Copy exactly, and only, the lines below from the first through the one containing "(0,0) rectangle (1271,841);", both included; pictures are omitted.

**Supplied entries**

⟨

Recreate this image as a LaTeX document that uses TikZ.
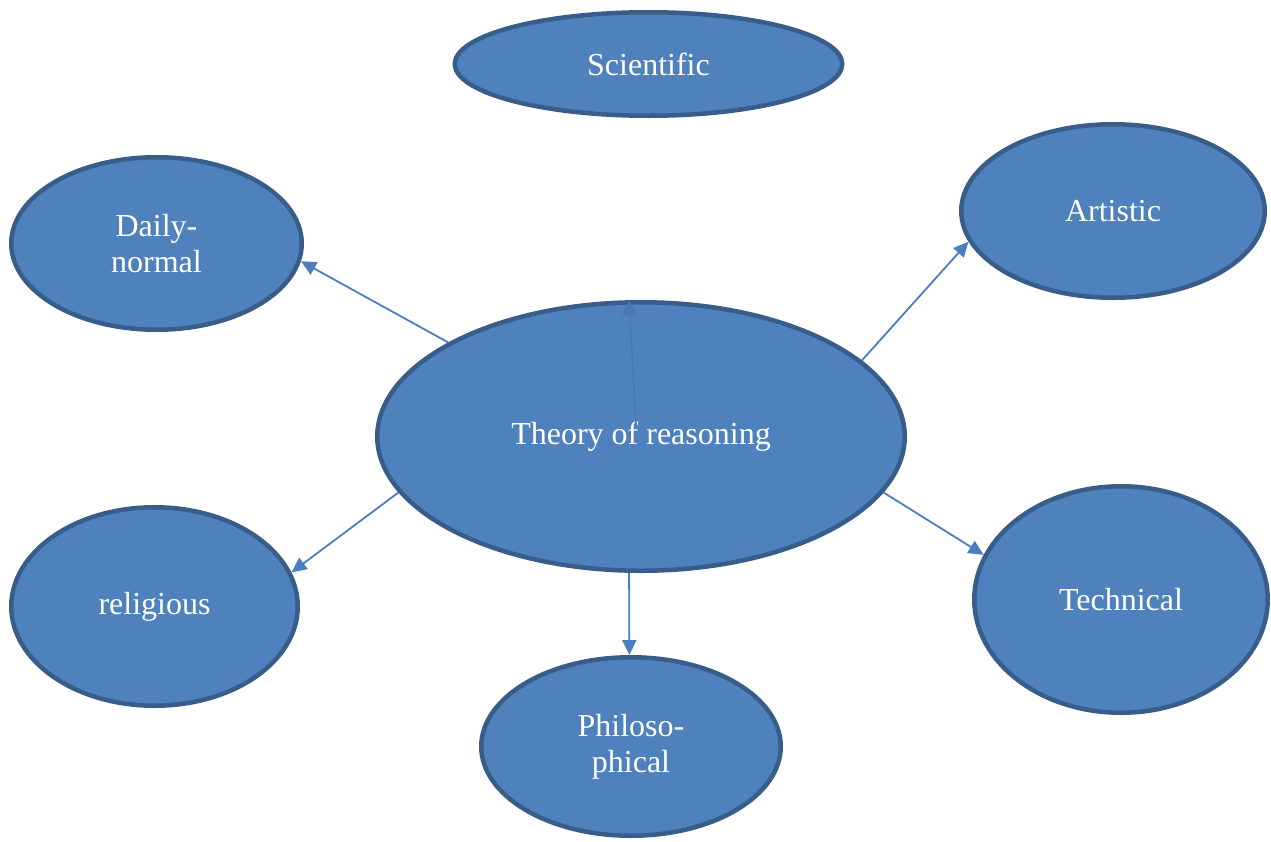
\documentclass[tikz,border=0pt]{standalone}
\usepackage{fontspec}
\setmainfont{Liberation Serif}
\usetikzlibrary{shapes.geometric,arrows.meta}
\definecolor{bubblefill}{HTML}{4F81BD}
\definecolor{bubbleedge}{HTML}{385D8A}
\definecolor{linkblue}{HTML}{4A7EBF}
\definecolor{innerblue}{HTML}{4877B2}
\begin{document}
\begin{tikzpicture}[x=1pt,y=-1pt,
  bubble/.style={ellipse, draw=bubbleedge, fill=bubblefill, line width=4.5pt,
    inner sep=0pt, text=white, font=\fontsize{32}{36}\selectfont, align=center},
  link/.style={draw=linkblue, line width=1.8pt, -{Triangle[length=15pt,width=14pt]}},
  innerlink/.style={draw=innerblue, line width=1.4pt, -{Triangle[length=15pt,width=15pt]}}]
\useasboundingbox (0,0) rectangle (1271,841);

% outer ring of reasoning kinds
\node[bubble, minimum width=387.5pt, minimum height=103.5pt] (scientific) at (648.5,64) {Scientific};
\node[bubble, minimum width=290.5pt, minimum height=172.5pt] (daily) at (156.5,243.5) {Daily-\\normal};
\node[bubble, minimum width=303.5pt, minimum height=173.5pt] (artistic) at (1113,211) {Artistic};
\node[bubble, minimum width=286.5pt, minimum height=198.5pt] (religious) at (154.5,606.5) {religious};
\node[bubble, minimum width=293.5pt, minimum height=226.5pt] (technical) at (1121,599.5) {Technical};
\node[bubble, minimum width=299.5pt, minimum height=178.5pt] (philosophical) at (631,746.5) {Philoso-\\phical};

% central node
\node[bubble, minimum width=527.5pt, minimum height=268.5pt] (theory) at (641,436.5) {Theory of reasoning};

% connectors from the centre outwards
\draw[link] (theory.154) -- (daily.-7);
\draw[link] (theory.193.8) -- (religious.14);
\draw[link] (theory.19.6) -- (artistic.192.4);
\draw[link] (theory.-13.6) -- (technical.162);
\draw[link] (theory.-95) -- (philosophical.91);

% faint arrow inside the central node, pointing up
\coordinate (inner) at (636,425);
\draw[innerlink] (inner) -- (theory.95.6);
\end{tikzpicture}
\end{document}
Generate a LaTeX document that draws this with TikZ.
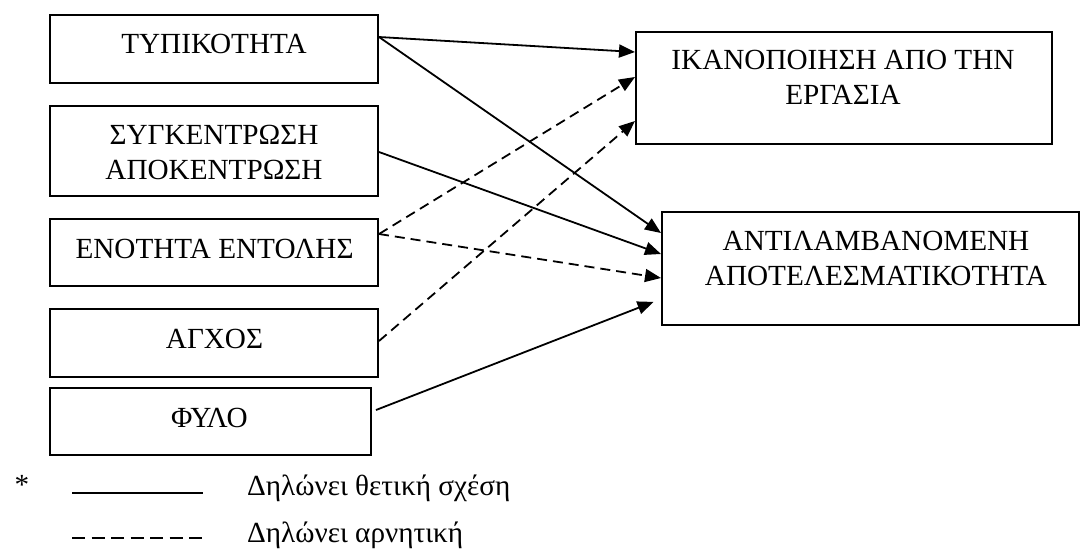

⟩

**Task answer**
Recreate this image as a LaTeX document that uses TikZ.
\documentclass[tikz,border=0pt]{standalone}
\usepackage{fontspec}
\setmainfont{Liberation Serif}
\usetikzlibrary{shapes.geometric,arrows.meta}
\definecolor{bubblefill}{HTML}{4F81BD}
\definecolor{bubbleedge}{HTML}{385D8A}
\definecolor{linkblue}{HTML}{4A7EBF}
\definecolor{innerblue}{HTML}{4877B2}
\begin{document}
\begin{tikzpicture}[x=1pt,y=-1pt,
  bubble/.style={ellipse, draw=bubbleedge, fill=bubblefill, line width=4.5pt,
    inner sep=0pt, text=white, font=\fontsize{32}{36}\selectfont, align=center},
  link/.style={draw=linkblue, line width=1.8pt, -{Triangle[length=15pt,width=14pt]}},
  innerlink/.style={draw=innerblue, line width=1.4pt, -{Triangle[length=15pt,width=15pt]}}]
\useasboundingbox (0,0) rectangle (1271,841);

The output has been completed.